Unfortunately for Columbus, they were bounced in the first round of the playoffs by the Pittsburgh Penguins, but that doesn’t mean expectations aren’t sky-high for them.

“We want to win the Stanley Cup right now,” defenseman Seth Jones said, per NHL.com.

“We’ve come a long way, I’ll say that. When I got to Columbus you knew it was in the room. You knew the core. You knew the values of the team. You knew the leadership and you knew it was there. But last year, we definitely translated it to the ice.”

The Jackets were led by last season’s Vezina Trophy winner, Sergei Bobrovsky. With Bobrovsky between the pipes, a group of talented defensemen like Jones and Zach Werenski, and forwards like Cam Atkinson, Nick Foligno, Brandon Dubinsky, Brandon Saad and Boone Jenner, Columbus was able to be competitive all year.
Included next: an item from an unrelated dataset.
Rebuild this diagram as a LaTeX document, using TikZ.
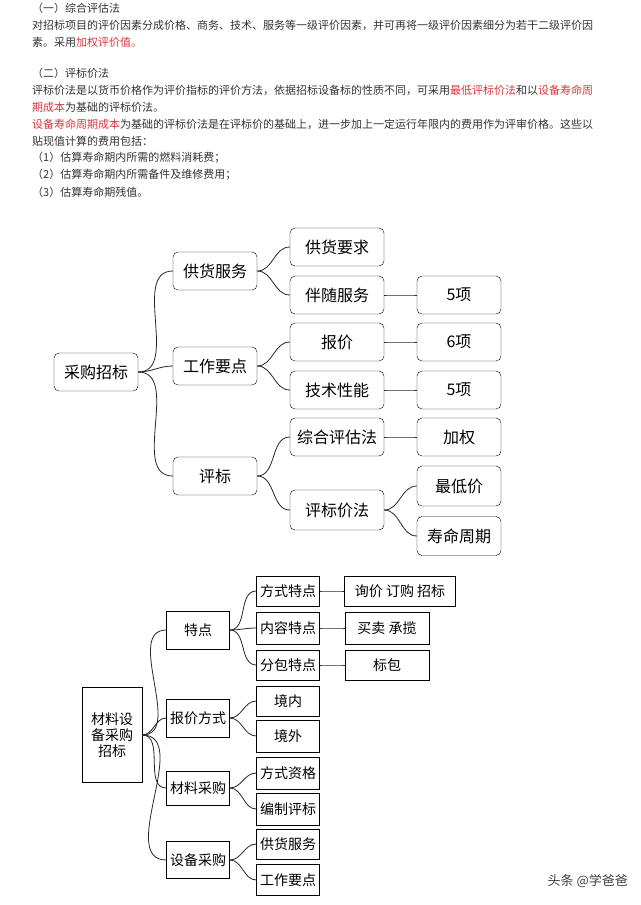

This off-season, they sent Saad to Chicago for Artemi Panarin, who is less imposing physically but more dynamic offensively.

Even with the addition of Panarin, the Blue Jackets are aware that they’ll need to bring their best effort forward every night if they want to be in the hunt for the Metropolitan Division.

“We’re not catching any teams off guard this year and we all know that,” Jones said.

“We came a long way from the year before. But it wasn’t good enough. We have to be that much better to be at the top of the league, where we want to be.”